In no way do I mean to pick on Chicago per se, necessarily. I love the city; I made plenty of 6-8 hour drives from my dinky little college in Iowa between 2000 and 2004 to enjoy the city and it remains on my list of preferred cities to live in should my day job take me out of California any time soon. But ballers are not having the best of times with the city. Eddy Curry and Antoine Walker both got jacked at home last year while in the Windy City, and Illinois native son Rashard Mendenhall, fresh from being drafted in the first round by the Pittsburgh Steelers, got held up last night while out walking.

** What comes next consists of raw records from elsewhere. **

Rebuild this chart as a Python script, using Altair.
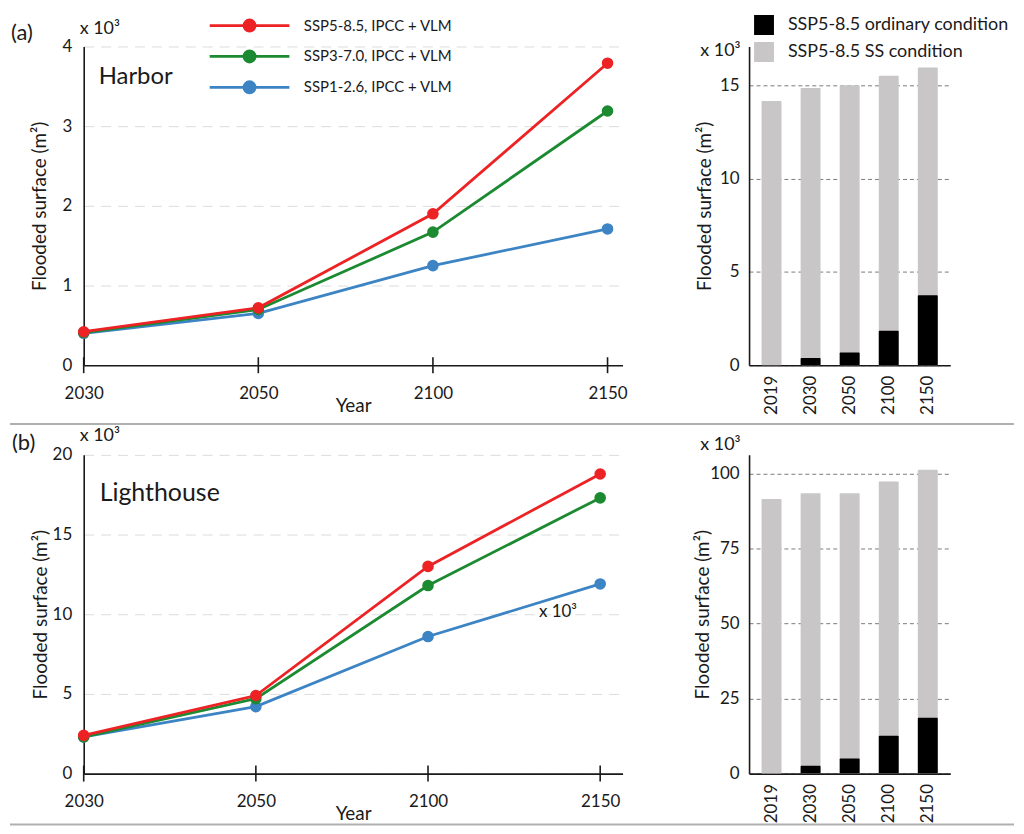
import json
import altair as alt
import pandas as pd

# ---------------- data ----------------
years = ["2030", "2050", "2100", "2150"]
series = ["SSP5-8.5, IPCC + VLM", "SSP3-7.0, IPCC + VLM", "SSP1-2.6, IPCC + VLM"]
colors = ["#ED2224", "#1B8A30", "#3C84C4"]

harbor_ssp585 = [0.42, 0.72, 1.90, 3.79]
harbor_ssp370 = [0.41, 0.70, 1.67, 3.19]
harbor_ssp126 = [0.40, 0.65, 1.25, 1.71]

light_ssp585 = [2.4, 4.9, 13.0, 18.8]
light_ssp370 = [2.3, 4.7, 11.8, 17.3]
light_ssp126 = [2.3, 4.2, 8.6, 11.9]

bar_years = ["2019", "2030", "2050", "2100", "2150"]
bar_series = ["SSP5-8.5 ordinary condition", "SSP5-8.5 SS condition"]
bar_colors = ["#000000", "#C8C6C7"]
harbor_ordinary = [0.0, 0.38, 0.68, 1.85, 3.75]
harbor_ss = [14.15, 14.85, 15.0, 15.5, 15.95]
light_ordinary = [0.0, 2.6, 5.0, 12.6, 18.6]
light_ss = [91.6, 93.5, 93.5, 97.4, 101.3]

FONT = "Lato"
INK = "#1a1a1a"
LINE_W = 541
ROW_H = 320
BAR_W = 202


def line_df(vals_by_series):
    rows = []
    # draw order: blue, green, red (red on top)
    for s, vals in reversed(list(zip(series, vals_by_series))):
        for i, (yr, v) in enumerate(zip(years, vals)):
            rows.append({"series": s, "idx": i, "year": yr, "value": v})
    return pd.DataFrame(rows)


def bar_df(ordinary, ss):
    rows = []
    for yr, v in zip(bar_years, ss):
        rows.append({"year": yr, "cond": bar_series[1], "value": v})
    for yr, v in zip(bar_years, ordinary):
        rows.append({"year": yr, "cond": bar_series[0], "value": v})
    return pd.DataFrame(rows)


def text_layer(label, x, y, size):
    return alt.Chart(pd.DataFrame({"label": [label]})).mark_text(
        align="left", baseline="middle", fontSize=size, font=FONT, color=INK
    ).encode(text="label:N", x=alt.value(x), y=alt.value(y))


def separator(y):
    return alt.Chart(pd.DataFrame({"k": [0]})).mark_rule(
        color="#b0b0b0", strokeWidth=2
    ).encode(x=alt.value(-74), x2=alt.value(934), y=alt.value(y))


LEG_PATH = "M-1,0L1,0M0.14,0A0.14,0.14,0,1,1,-0.14,0A0.14,0.14,0,1,1,0.14,0Z"


def line_panel(df, ymax, yvals, xmax, show_legend, title_pad, extra):
    label_expr = json.dumps(years) + "[datum.value]"
    x = alt.X(
        "idx:Q",
        scale=alt.Scale(domain=[0, xmax], nice=False, zero=False),
        axis=alt.Axis(
            values=[0, 1, 2, 3], labelExpr=label_expr, title="Year",
            ticks=False, grid=False, labelPadding=20, titlePadding=-5,
            labelFlush=False, labelOverlap=False,
        ),
    )
    y = alt.Y(
        "value:Q",
        scale=alt.Scale(domain=[0, ymax], nice=False),
        axis=alt.Axis(
            values=yvals, format="d", title="Flooded surface (m²)", ticks=False,
            labelPadding=12, titlePadding=title_pad,
            gridDash=[10, 7], gridColor="#dcdcdc", gridWidth=1,
        ),
    )
    if show_legend:
        leg = alt.Legend(
            title=None, orient="none", legendX=125, legendY=-36.5,
            symbolType=LEG_PATH, symbolSize=6400, symbolStrokeWidth=2.8,
            clipHeight=31, rowPadding=0, labelOffset=13, labelFontSize=15,
            labelFont=FONT, labelColor=INK, padding=0, symbolOpacity=1,
            labelLimit=400,
        )
    else:
        leg = None
    lines = alt.Chart(df).mark_line(strokeWidth=2.8).encode(
        x=x, y=y,
        stroke=alt.Stroke("series:N", scale=alt.Scale(domain=series, range=colors), legend=leg),
    )
    pts = alt.Chart(df).mark_circle(size=135, opacity=1).encode(
        x="idx:Q", y="value:Q",
        fill=alt.Fill("series:N", scale=alt.Scale(domain=series, range=colors), legend=leg),
    )
    tdf = pd.DataFrame({"idx": list(range(len(years)))})
    tks = alt.Chart(tdf).mark_rule(strokeWidth=1.6, color=INK).encode(
        x="idx:Q", y=alt.value(ROW_H - 8), y2=alt.value(ROW_H + 8)
    )
    return alt.layer(lines, pts, tks, *extra).properties(width=LINE_W, height=ROW_H)


def bar_panel(df, ymax, yvals, show_legend, title_pad, extra):
    if show_legend:
        leg = alt.Legend(
            title=None, orient="none", legendX=5, legendY=-34.75,
            symbolType="square", symbolSize=400, symbolStrokeWidth=0,
            clipHeight=26.5, rowPadding=0, labelOffset=14, labelFontSize=18,
            labelFont=FONT, labelColor=INK, padding=0, symbolOpacity=1,
            labelLimit=400,
        )
    else:
        leg = None
    bars = alt.Chart(df).mark_bar(cornerRadius=1).encode(
        x=alt.X(
            "year:N", sort=bar_years,
            scale=alt.Scale(paddingInner=0.49, paddingOuter=0.32),
            axis=alt.Axis(title=None, labelAngle=-90, ticks=False, labelPadding=10),
        ),
        y=alt.Y(
            "value:Q", stack=None,
            scale=alt.Scale(domain=[0, ymax], nice=False),
            axis=alt.Axis(
                values=yvals, format="d", title="Flooded surface (m²)", ticks=False,
                labelPadding=10, titlePadding=title_pad,
                gridDash=[4, 3], gridColor="#7a7a7a", gridWidth=1,
            ),
        ),
        color=alt.Color("cond:N", scale=alt.Scale(domain=bar_series, range=bar_colors), legend=leg),
    )
    return alt.layer(bars, *extra).properties(width=BAR_W, height=ROW_H)


tl = line_panel(
    line_df([harbor_ssp585, harbor_ssp370, harbor_ssp126]), 4, [0, 1, 2, 3, 4], 3.086, True, 12,
    [text_layer("(a)", -73, -14, 22), text_layer("x 10³", -4, -18, 18),
     text_layer("Harbor", 15, 31, 24), separator(379)],
)
tr = bar_panel(
    bar_df(harbor_ordinary, harbor_ss), 17.07, [0, 5, 10, 15], True, 5,
    [text_layer("x 10³", -49, 5, 18)],
)
bl = line_panel(
    line_df([light_ssp585, light_ssp370, light_ssp126]), 20, [0, 5, 10, 15, 20], 3.13, False, 2,
    [text_layer("(b)", -72, -12, 22), text_layer("x 10³", -4, -19, 18),
     text_layer("Lighthouse", 16, 38, 25), text_layer("x 10³", 457, 158, 17),
     separator(371)],
)
br = bar_panel(
    bar_df(light_ordinary, light_ss), 106.3, [0, 25, 50, 75, 100], False, -3,
    [text_layer("x 10³", -49, -10, 18)],
)

res = dict(color="independent", fill="independent", stroke="independent")

chart = (
    alt.concat(
        tl, tr, bl, br, columns=2, bounds="flush", padding=0,
        spacing={"row": 90, "column": 127},
    )
    .resolve_scale(**res)
    .configure_axis(
        labelFont=FONT, titleFont=FONT, labelFontSize=17, titleFontSize=19,
        titleFontWeight="normal", labelColor=INK, titleColor=INK,
        domainColor=INK, domainWidth=1.6,
    )
    .configure_view(stroke="transparent")
    .configure_legend(labelFont=FONT)
)

chart.save("out.html", embed_options={"renderer": "svg", "actions": False})
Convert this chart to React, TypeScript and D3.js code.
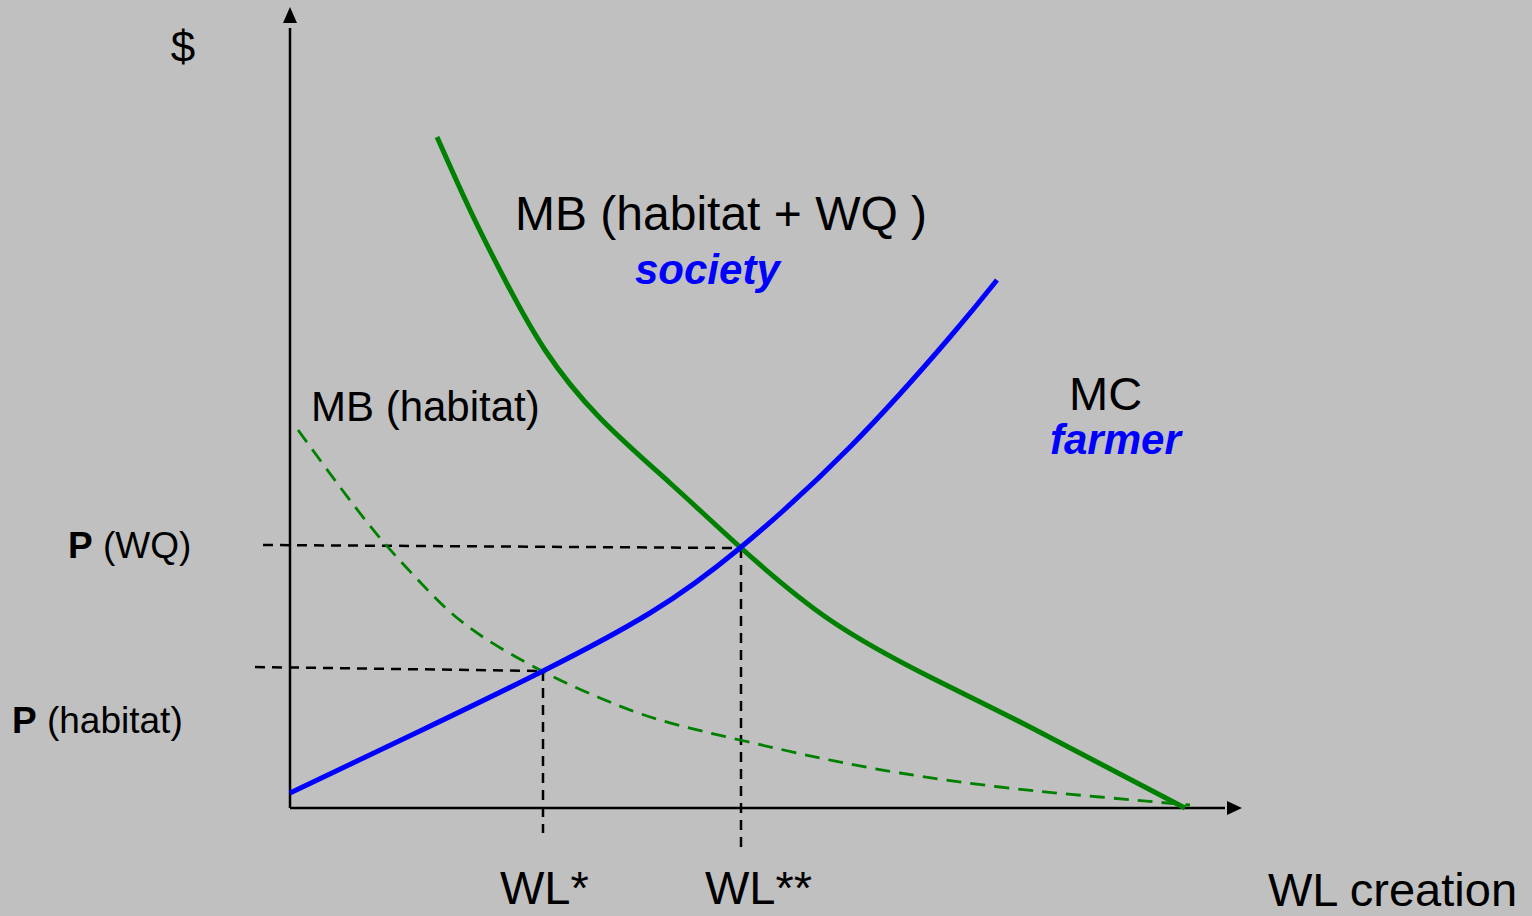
import React from "react";
import * as d3 from "d3";

const W = 1532;
const H = 916;

// Data units: x = quantity of wetland creation, y = $
const mbSocietyX = [147, 180, 215, 255, 310, 380, 450, 540, 640, 740, 895];
const mbSocietyY = [671, 598, 528, 458, 390, 325, 261, 188, 131, 81, 0];

const mcX = [0, 130, 253, 360, 450, 560, 660, 707];
const mcY = [15, 77, 137, 195, 260, 361, 471, 528];

const mbHabitatX = [8, 50, 90, 130, 180, 252, 310, 370, 450, 530, 610, 710, 810, 900];
const mbHabitatY = [378, 321, 270, 226, 180, 137, 110, 88, 68, 50, 35, 21, 11, 3];

const wlStar = 252;
const wlStarStar = 450;
const pHabitat = 137;
const pWQ = 260;

export default function App() {
  const x = d3.scaleLinear().domain([0, 950]).range([290, 1240]);
  const y = d3.scaleLinear().domain([0, 800]).range([808, 8]);

  const line = d3
    .line<[number, number]>()
    .x((d) => x(d[0]))
    .y((d) => y(d[1]))
    .curve(d3.curveNatural);

  const zip = (a: number[], b: number[]) => a.map((v, i) => [v, b[i]] as [number, number]);

  const font = "'Liberation Sans', Arial, Helvetica, sans-serif";

  return (
    <svg
      width={W}
      height={H}
      style={{ position: "absolute", left: 0, top: 0, display: "block", background: "#c0c0c0" }}
    >
      <rect x={0} y={0} width={W} height={H} fill="#c0c0c0" />

      {/* guide dashed lines */}
      <line x1={x(-27)} y1={y(pWQ) - 3} x2={x(wlStarStar)} y2={y(pWQ)} stroke="#000" strokeWidth={2.5} strokeDasharray="10,7" />
      <line x1={x(-35)} y1={y(pHabitat) - 4} x2={x(wlStar)} y2={y(pHabitat)} stroke="#000" strokeWidth={2.5} strokeDasharray="10,7" />
      <line x1={x(wlStar) + 1} y1={y(pHabitat)} x2={x(wlStar) + 1} y2={y(-25)} stroke="#000" strokeWidth={2.5} strokeDasharray="10,7" />
      <line x1={x(wlStarStar) + 1} y1={y(pWQ)} x2={x(wlStarStar) + 1} y2={y(-42)} stroke="#000" strokeWidth={2.5} strokeDasharray="10,7" />

      {/* axes */}
      <line x1={x(0)} y1={y(0)} x2={x(0)} y2={y(780)} stroke="#000" strokeWidth={2.5} />
      <path d={`M${x(0)},${y(800) - 1} L${x(0) - 7},${y(785)} L${x(0) + 7},${y(785)} Z`} fill="#000" />
      <line x1={x(0)} y1={y(0)} x2={x(935)} y2={y(0)} stroke="#000" strokeWidth={2.5} />
      <path d={`M${x(952)},${y(0)} L${x(937)},${y(0) - 7} L${x(937)},${y(0) + 7} Z`} fill="#000" />

      {/* curves */}
      <path d={line(zip(mbHabitatX, mbHabitatY)) || ""} fill="none" stroke="#008000" strokeWidth={2.8} strokeDasharray="15,9" />
      <path d={line(zip(mbSocietyX, mbSocietyY)) || ""} fill="none" stroke="#008000" strokeWidth={5} />
      <path d={line(zip(mcX, mcY)) || ""} fill="none" stroke="#0000ff" strokeWidth={5} />

      {/* labels */}
      <g fontFamily={font} fill="#000">
        <text x={183} y={62} fontSize={44} textAnchor="middle">$</text>
        <text x={515} y={230} fontSize={48}>MB (habitat + WQ )</text>
        <text x={635} y={284} fontSize={42} fontWeight="bold" fontStyle="italic" fill="#0000ff">society</text>
        <text x={311} y={421} fontSize={42}>MB (habitat)</text>
        <text x={1069} y={410} fontSize={47}>MC</text>
        <text x={1050} y={454} fontSize={42} fontWeight="bold" fontStyle="italic" fill="#0000ff">farmer</text>
        <text x={68} y={558} fontSize={37}>
          <tspan fontWeight="bold">P</tspan> (WQ)
        </text>
        <text x={12} y={733} fontSize={37}>
          <tspan fontWeight="bold">P</tspan> (habitat)
        </text>
        <text x={500} y={904} fontSize={47}>WL*</text>
        <text x={705} y={904} fontSize={47}>WL**</text>
        <text x={1268} y={906} fontSize={47}>WL creation</text>
      </g>
    </svg>
  );
}
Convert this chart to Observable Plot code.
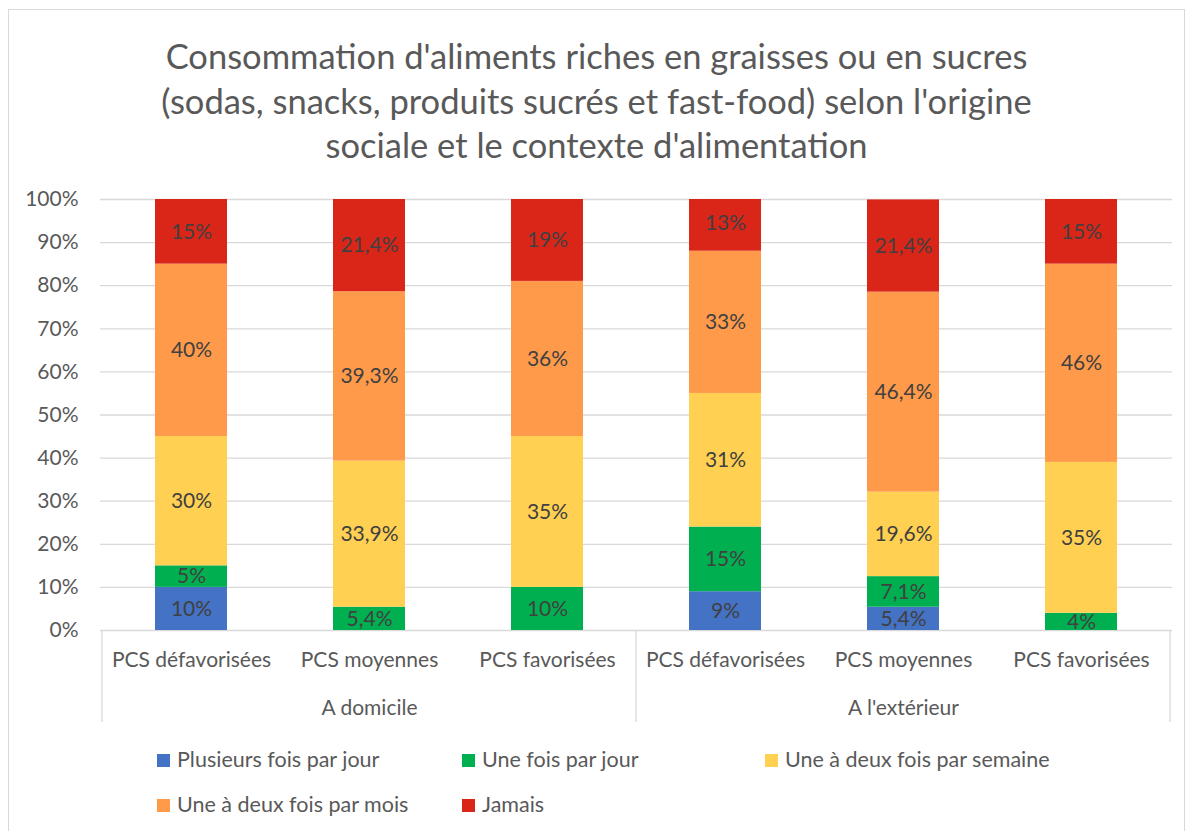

Fortunately, Mendenhall and the woman who was with him are OK, and he told his mom it wasn’t anything worth trying to lose his life over.

The “athlete getting robbed or assaulted” story always twinges a nerve in me (and I suspect a few others), because you can largely sense how this will play out when (not if) it makes the screamer shows on ESPN and past the desk of various columnists over the next day or so. Many will gloss over, but others, desperate for time to fill, always trend towards something more than the usual lament about how the streets aren’t safe. What Mendenhall went through is pretty much garden variety ish for anyone these days — it doesn’t read like he was targeted because of who he is yet, and I want to leave that emphasis on yet. But I can sense a train of thought forming in the response of mainstream blowhards to this for one simple reason: Mendenhall was out at 2 A.M. when he was robbed.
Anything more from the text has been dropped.